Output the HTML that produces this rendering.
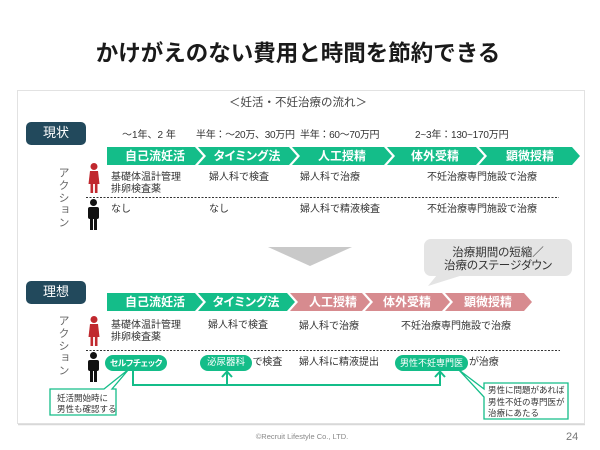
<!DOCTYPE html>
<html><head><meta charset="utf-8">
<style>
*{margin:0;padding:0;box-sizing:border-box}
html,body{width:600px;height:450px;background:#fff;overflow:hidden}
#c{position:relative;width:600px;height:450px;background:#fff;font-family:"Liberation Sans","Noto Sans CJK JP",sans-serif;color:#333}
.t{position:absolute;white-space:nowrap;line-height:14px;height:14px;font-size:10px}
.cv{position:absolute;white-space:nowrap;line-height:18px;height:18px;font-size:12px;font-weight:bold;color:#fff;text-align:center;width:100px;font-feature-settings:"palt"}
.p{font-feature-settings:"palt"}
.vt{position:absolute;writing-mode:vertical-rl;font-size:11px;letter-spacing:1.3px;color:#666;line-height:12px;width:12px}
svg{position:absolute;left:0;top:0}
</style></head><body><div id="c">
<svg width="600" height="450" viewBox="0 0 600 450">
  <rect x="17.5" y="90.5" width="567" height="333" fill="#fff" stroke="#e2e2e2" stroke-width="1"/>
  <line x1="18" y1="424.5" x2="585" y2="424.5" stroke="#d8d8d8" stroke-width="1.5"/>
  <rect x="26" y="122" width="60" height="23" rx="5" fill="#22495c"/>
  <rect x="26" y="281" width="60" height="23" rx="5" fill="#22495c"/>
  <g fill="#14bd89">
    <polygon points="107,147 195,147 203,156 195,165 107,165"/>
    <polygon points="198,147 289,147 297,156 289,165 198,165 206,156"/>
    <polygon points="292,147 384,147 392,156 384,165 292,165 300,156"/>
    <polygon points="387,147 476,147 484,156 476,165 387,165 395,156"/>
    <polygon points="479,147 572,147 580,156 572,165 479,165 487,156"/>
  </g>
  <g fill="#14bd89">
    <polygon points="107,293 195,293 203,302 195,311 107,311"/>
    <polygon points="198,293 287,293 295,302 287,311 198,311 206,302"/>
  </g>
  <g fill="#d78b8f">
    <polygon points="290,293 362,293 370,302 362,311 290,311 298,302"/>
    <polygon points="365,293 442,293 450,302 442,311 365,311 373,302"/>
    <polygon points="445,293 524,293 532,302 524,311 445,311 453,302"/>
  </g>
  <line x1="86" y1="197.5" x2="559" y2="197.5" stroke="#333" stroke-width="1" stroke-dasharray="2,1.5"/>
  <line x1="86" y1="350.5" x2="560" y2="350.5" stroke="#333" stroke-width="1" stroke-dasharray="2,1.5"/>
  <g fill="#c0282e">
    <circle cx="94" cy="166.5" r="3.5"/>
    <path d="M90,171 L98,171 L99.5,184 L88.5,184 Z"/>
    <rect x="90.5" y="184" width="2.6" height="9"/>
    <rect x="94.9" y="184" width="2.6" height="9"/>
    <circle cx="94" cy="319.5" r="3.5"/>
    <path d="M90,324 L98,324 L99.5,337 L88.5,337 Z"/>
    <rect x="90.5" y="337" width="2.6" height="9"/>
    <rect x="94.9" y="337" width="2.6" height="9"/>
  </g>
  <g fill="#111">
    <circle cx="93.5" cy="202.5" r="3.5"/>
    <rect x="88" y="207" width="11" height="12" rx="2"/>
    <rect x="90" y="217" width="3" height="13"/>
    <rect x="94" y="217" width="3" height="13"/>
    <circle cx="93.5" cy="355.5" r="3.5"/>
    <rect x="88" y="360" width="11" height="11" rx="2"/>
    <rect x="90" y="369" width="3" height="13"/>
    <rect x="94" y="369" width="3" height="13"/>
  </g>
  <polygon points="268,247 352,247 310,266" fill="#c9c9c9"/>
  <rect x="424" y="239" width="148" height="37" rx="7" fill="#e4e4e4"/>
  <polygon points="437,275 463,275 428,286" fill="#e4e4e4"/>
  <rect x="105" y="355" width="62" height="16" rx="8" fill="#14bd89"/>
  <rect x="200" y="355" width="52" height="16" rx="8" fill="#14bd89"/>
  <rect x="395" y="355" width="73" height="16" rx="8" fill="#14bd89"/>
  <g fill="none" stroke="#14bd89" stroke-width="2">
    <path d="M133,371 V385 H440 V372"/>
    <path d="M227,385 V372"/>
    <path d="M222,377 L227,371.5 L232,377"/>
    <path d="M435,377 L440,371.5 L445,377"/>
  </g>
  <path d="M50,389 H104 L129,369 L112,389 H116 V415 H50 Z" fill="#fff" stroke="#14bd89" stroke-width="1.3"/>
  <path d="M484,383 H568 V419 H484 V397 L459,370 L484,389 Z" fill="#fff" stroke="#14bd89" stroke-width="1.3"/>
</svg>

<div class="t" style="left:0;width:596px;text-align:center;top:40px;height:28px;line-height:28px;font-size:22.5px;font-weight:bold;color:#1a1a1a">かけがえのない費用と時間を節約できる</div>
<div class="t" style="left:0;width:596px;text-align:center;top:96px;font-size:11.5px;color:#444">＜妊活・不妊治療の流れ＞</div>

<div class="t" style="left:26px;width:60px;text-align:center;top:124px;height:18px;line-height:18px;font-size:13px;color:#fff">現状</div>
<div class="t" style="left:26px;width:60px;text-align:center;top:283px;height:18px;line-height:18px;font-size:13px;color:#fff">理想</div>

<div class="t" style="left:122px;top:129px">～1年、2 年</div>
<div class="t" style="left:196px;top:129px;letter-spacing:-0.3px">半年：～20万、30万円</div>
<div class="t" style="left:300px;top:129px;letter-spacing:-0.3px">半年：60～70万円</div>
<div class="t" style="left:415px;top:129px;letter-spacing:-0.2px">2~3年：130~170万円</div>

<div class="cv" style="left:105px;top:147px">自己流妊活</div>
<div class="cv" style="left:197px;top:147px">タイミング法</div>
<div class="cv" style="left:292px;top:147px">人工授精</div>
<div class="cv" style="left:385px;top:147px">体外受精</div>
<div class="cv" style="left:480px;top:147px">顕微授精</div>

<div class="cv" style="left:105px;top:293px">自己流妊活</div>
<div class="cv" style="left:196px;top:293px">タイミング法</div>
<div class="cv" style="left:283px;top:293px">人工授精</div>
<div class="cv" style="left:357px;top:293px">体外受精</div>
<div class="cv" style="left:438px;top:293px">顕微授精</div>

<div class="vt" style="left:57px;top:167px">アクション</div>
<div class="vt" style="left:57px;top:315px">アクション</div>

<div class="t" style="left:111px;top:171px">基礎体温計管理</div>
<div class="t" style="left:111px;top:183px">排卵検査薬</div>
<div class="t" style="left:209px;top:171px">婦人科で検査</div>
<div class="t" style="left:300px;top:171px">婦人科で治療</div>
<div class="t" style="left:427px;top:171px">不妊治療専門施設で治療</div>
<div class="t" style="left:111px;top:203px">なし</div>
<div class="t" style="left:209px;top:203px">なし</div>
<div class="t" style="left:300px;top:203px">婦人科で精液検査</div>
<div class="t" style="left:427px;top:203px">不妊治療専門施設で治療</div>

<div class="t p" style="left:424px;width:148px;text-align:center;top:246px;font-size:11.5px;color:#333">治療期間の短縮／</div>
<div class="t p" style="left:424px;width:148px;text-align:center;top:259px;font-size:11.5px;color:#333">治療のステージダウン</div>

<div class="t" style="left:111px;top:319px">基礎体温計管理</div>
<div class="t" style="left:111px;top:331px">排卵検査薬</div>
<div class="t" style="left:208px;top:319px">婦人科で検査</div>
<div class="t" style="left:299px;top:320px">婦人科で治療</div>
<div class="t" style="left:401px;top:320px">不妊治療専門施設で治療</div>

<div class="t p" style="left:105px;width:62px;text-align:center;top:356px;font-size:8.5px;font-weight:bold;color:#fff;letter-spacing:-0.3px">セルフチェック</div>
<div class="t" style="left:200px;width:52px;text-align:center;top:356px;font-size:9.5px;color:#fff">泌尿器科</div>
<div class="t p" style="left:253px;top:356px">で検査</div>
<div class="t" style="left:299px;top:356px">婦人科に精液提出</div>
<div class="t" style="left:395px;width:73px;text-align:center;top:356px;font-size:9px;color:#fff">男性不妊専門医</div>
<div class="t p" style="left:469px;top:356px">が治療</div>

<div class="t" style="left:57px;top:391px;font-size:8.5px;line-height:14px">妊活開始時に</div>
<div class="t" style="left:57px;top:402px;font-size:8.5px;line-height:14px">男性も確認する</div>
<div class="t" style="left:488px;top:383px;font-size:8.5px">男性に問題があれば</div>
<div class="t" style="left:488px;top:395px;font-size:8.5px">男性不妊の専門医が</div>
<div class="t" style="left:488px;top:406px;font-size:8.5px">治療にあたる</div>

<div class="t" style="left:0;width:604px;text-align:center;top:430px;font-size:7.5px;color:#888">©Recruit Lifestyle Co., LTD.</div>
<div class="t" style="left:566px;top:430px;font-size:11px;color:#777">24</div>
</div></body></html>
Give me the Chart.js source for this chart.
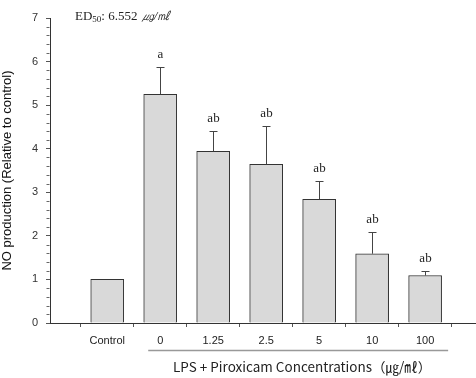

**Work to do**: Look through the data above. Each line containing the word "this" needs to be copied.

**Completed task**:
Output the HTML that produces this rendering.
Give me the Chart.js source for this chart.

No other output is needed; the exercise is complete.